Terry Foreman  •  Link

"we sat all the afternoon to examine the loss of The Bredagh, which was done by as plain negligence as ever ship was. "

L&M: She was lost off the Texel on 15 August 1666; Pepys preserved a clerk's notes of this examination: Rawl. A 195a, ff. 55-7. Cf. CSPD 1666-7, p.. 469.

Terry Foreman  •  Link

"comes Mr. Harris, of the Duke’s playhouse, and brings Mrs. Pierce with him, and also one dressed like a country-mayde with a straw hat on"

L&M: Impersonations in stage costume was not uncommon.

San Diego Sarah  •  Link

"Am I the only one who finds it odd that Sam is having this bash at the office?"

I was surprised ... but then thought it the perfect solution. I presume they invited the Battens and the other residents, because this would have been a noisy party until 3 a.m.
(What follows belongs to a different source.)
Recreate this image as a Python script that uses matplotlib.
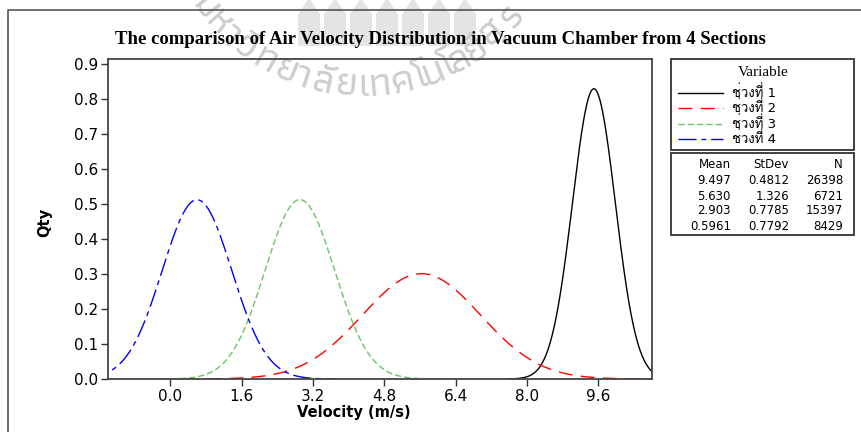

Hewer et al must have enjoyed clean up in the morning. Maybe Pepys left some Venison pie as compensation?

Matt Newton  •  Link

Anyone have helpful links to the kind of dancing done by Sam and co?

Nick Hedley  •  Link

HMS Bredagh was originally called HMS Nantwich when it was built during the Commonwealth. Nantwich in Cheshire was the site of a battle in the Civil War, which was won by the Parliamentarians. No doubt this was the reason HMS Nantwich was originally named and subsequently renamed.

Gerald Berg  •  Link

Also, it sounds like the office was big enough for dancing. I can imagine the pounding would have really kept the neighbours up if it had been in his home.

john  •  Link

This entry puzzles me as it describes activity beyond even Pepys's normal bounds of behavriour.

"[...] I up with Mrs. Pierce to Knipp, who was in bed; and we waked her, and there I handled her breasts and did ‘baiser la’, and sing a song, lying by her on the bed, [...]"
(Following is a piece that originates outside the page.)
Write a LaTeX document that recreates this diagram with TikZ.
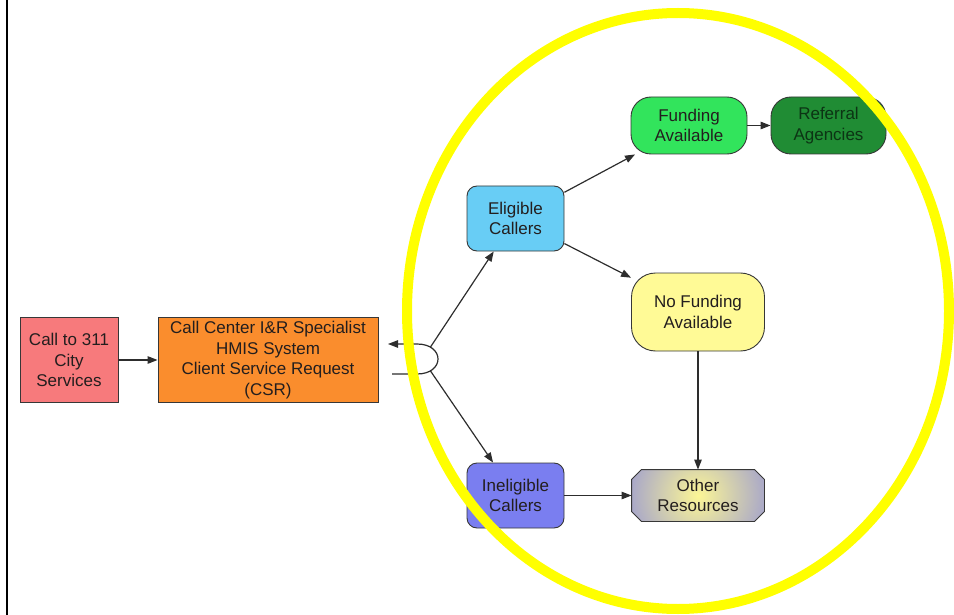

So was Knipp "handled" in the presence of Pierce?

Louise Hudson  •  Link

Who is Knipp? There is no link. Maybe I should know but I can’t remember who she is.

San Diego Sarah  •  Link

Hi Louise ... you need to go a paragraph earlier for the link: "... though I expected Knipp: ..."

She's an actress, who introduced Pepys to Nell Gwyn ... one of his Elizabeths. Her name was really spelled Knepp.